With no offers to go to a team where he could compete for a starting gig, Foles decided to re-join the Eagles and agreed to terms on Monday. 

"Everyone of us quarterbacks wants their opportunity to play again and be in the huddle," Foles said. "But at the same time, you can't have the mindset out there that far. In the moment, my role right now is to be the backup quarterback and help Carson in any way that I can. And I take that role with great pride and seriousness."

Foles got a taste of life as a backup last year in Kansas City, where he played in just three games and started just one. While he wasn't playing as much as he had in the past, Foles said he enjoyed the new role and responsibilities. Instead of huddling up with his teammates on game days, he worked with the scout team during the week and helped Smith prepare. 

But helping Smith, who has been in the league since 2005, will be much different than backing up Wentz, who is entering his second in 2017. Smith was able to help Foles learn as a quarterback. Now, Foles has to help Wentz grow.

The two have already been in contact and Foles praised Wentz as an athlete, quarterback and student of the game. Foles thinks his experience will help the guy who owns a job that once belonged to him. 

"The way it differs is, I've been a quarterback here," Foles said. "I've played a lot of games in the Linc. I've played a lot of games for the Eagles.
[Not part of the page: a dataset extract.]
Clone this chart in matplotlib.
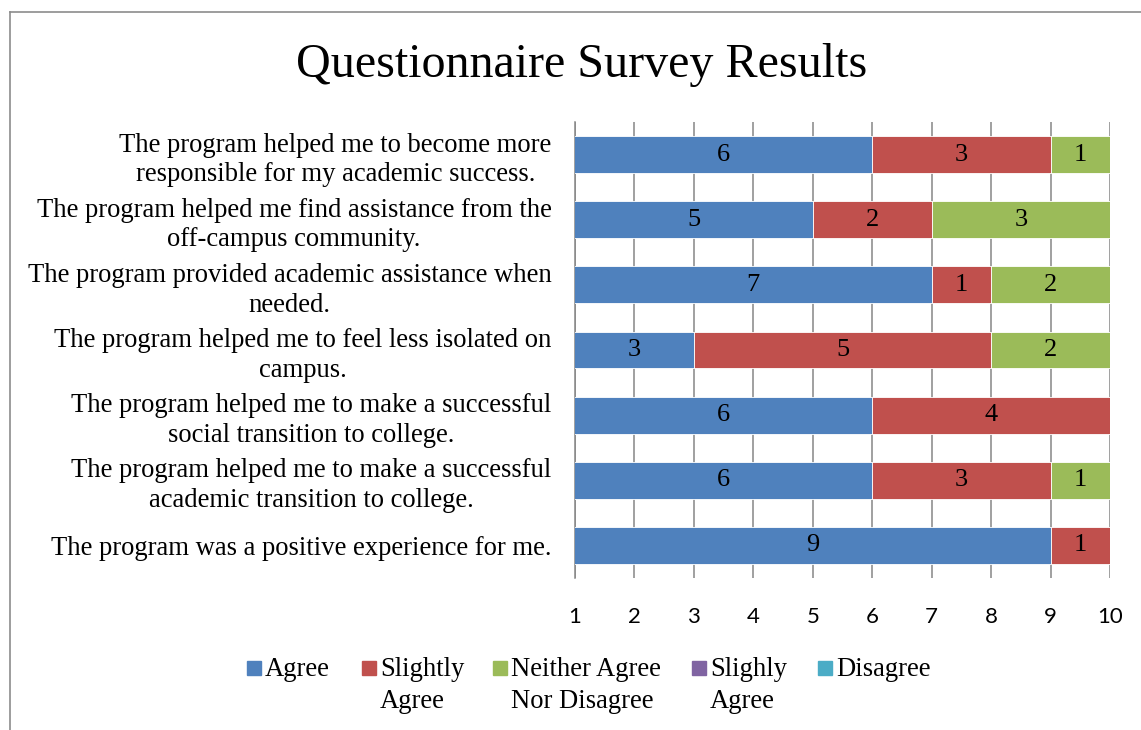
import matplotlib
matplotlib.use("Agg")
import matplotlib.pyplot as plt
from matplotlib.patches import Rectangle
from matplotlib.lines import Line2D
import numpy as np

# Data (Excel order: first category is at the bottom)
categories = [
    "The program was a positive experience for me.",
    "The program helped me to make a successful\nacademic transition to college.",
    "The program helped me to make a successful\nsocial transition to college.",
    "The program helped me to feel less isolated on\ncampus.",
    "The program provided academic assistance when\nneeded.",
    "The program helped me find assistance from the\noff-campus community.",
    "The program helped me to become more\nresponsible for my academic success.",
]
series_names = ["Agree", "Slightly\nAgree", "Neither Agree\nNor Disagree", "Slighly\nAgree", "Disagree"]
agree = [9, 6, 6, 3, 7, 5, 6]
slightly_agree = [1, 3, 4, 5, 1, 2, 3]
neither = [0, 1, 0, 2, 2, 3, 1]
slighly_agree = [0, 0, 0, 0, 0, 0, 0]
disagree = [0, 0, 0, 0, 0, 0, 0]
series_values = [agree, slightly_agree, neither, slighly_agree, disagree]
colors = ["#4F81BD", "#C0504D", "#9BBB59", "#8064A2", "#4BACC6"]
x_ticks = [1, 2, 3, 4, 5, 6, 7, 8, 9, 10]

serif = "Liberation Serif"
sans = "Lato"

W, H = 1141, 730
fig = plt.figure(figsize=(W / 100, H / 100), dpi=100)
ax = fig.add_axes([575 / W, 1 - 578 / H, (1110 - 575) / W, (578 - 122) / H])

XMIN, XMAX = 1, 10
y = np.arange(len(categories))
left = np.zeros(len(categories))
for vals, col in zip(series_values, colors):
    vals = np.array(vals, dtype=float)
    ax.barh(y, vals, left=left, height=0.565, color=col, edgecolor="white",
            linewidth=0.6, zorder=3)
    for yi, l, v in zip(y, left, vals):
        if v > 0:
            a = max(l, XMIN)
            b = min(l + v, XMAX)
            ax.text((a + b) / 2, yi, f"{int(v)}", ha="center", va="center",
                    fontsize=19, family=serif, color="black", zorder=4)
    left = left + vals

ax.set_xlim(XMIN, XMAX)
ax.set_ylim(-0.5, len(categories) - 0.5)
ax.set_xticks(x_ticks)
ax.set_xticklabels([str(t) for t in x_ticks], fontsize=16, family=sans)
ax.set_yticks(y)
ax.set_yticklabels(categories, fontsize=19.2, family=serif)
for lab in ax.get_yticklabels():
    lab.set_multialignment("center")
    lab.set_linespacing(1.25)
ax.tick_params(axis="x", length=0, pad=21)
ax.tick_params(axis="y", length=0, pad=17)
ax.grid(axis="x", color="#868686", linewidth=1.1, zorder=1)
for s in ["top", "right", "bottom"]:
    ax.spines[s].set_visible(False)
ax.spines["left"].set_color("#868686")
ax.spines["left"].set_linewidth(1.1)

fig.text(582 / W, 1 - 65 / H, "Questionnaire Survey Results", ha="center",
         va="center", fontsize=34.6, family=serif)

# Legend (manual)
sq_x = [247, 362, 493, 692, 818]
for name, col, sx in zip(series_names, colors, sq_x):
    fig.add_artist(Rectangle((sx / W, 1 - 675 / H), 14 / W, 14 / H,
                             transform=fig.transFigure, color=col))
    fig.text((sx + 18) / W, 1 - 657 / H, name, ha="left", va="top",
             fontsize=19.2, family=serif, linespacing=1.38)

# Outer chart border (partially visible)
fig.add_artist(Line2D([10 / W, 10 / W], [0, 1 - 12 / H], transform=fig.transFigure,
                      color="#8c8c8c", linewidth=1.2))
fig.add_artist(Line2D([10 / W, 1], [1 - 12 / H, 1 - 12 / H], transform=fig.transFigure,
                      color="#8c8c8c", linewidth=1.2))

fig.savefig("out.png", dpi=100)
So I know that Carson is going to go through different things throughout the years, so I can relate. I think when you have someone around you who can relate when you have a question or you're unsure about something. And if someone has been there and done it, it gives you more meaning when they give you an answer."

Foles certainly found success in Philadelphia. His 94.2 passer rating in his Eagles career ranks first in franchise history. And his seven-touchdown game against Oakland in 2013 is just one of eight seven-touchdown pass games in NFL history and just one of three in the modern era. Only Foles, Peyton Manning and Drew Brees have done it since 1969. 

To put that seven-touchdown game in perspective, Wentz threw seven touchdowns over the last nine games in his rookie season. 

And that seven-touchdown game was a part of an incredible season. Plenty will call it a fluke, and maybe it was, but his 2013 season under Kelly was absolutely magical. 

In that 2013 Pro Bowl season, Foles completed 64 percent of his passes with 27 touchdowns and just two interceptions and finished the year with a passer rating of 119.2.

Looking back four years later, what does Foles think of that season? 

"That player is still capable," Foles said. "That player is still here."

Now, that player is sitting on the bench. But at least he's doing it in Philly, boos and all.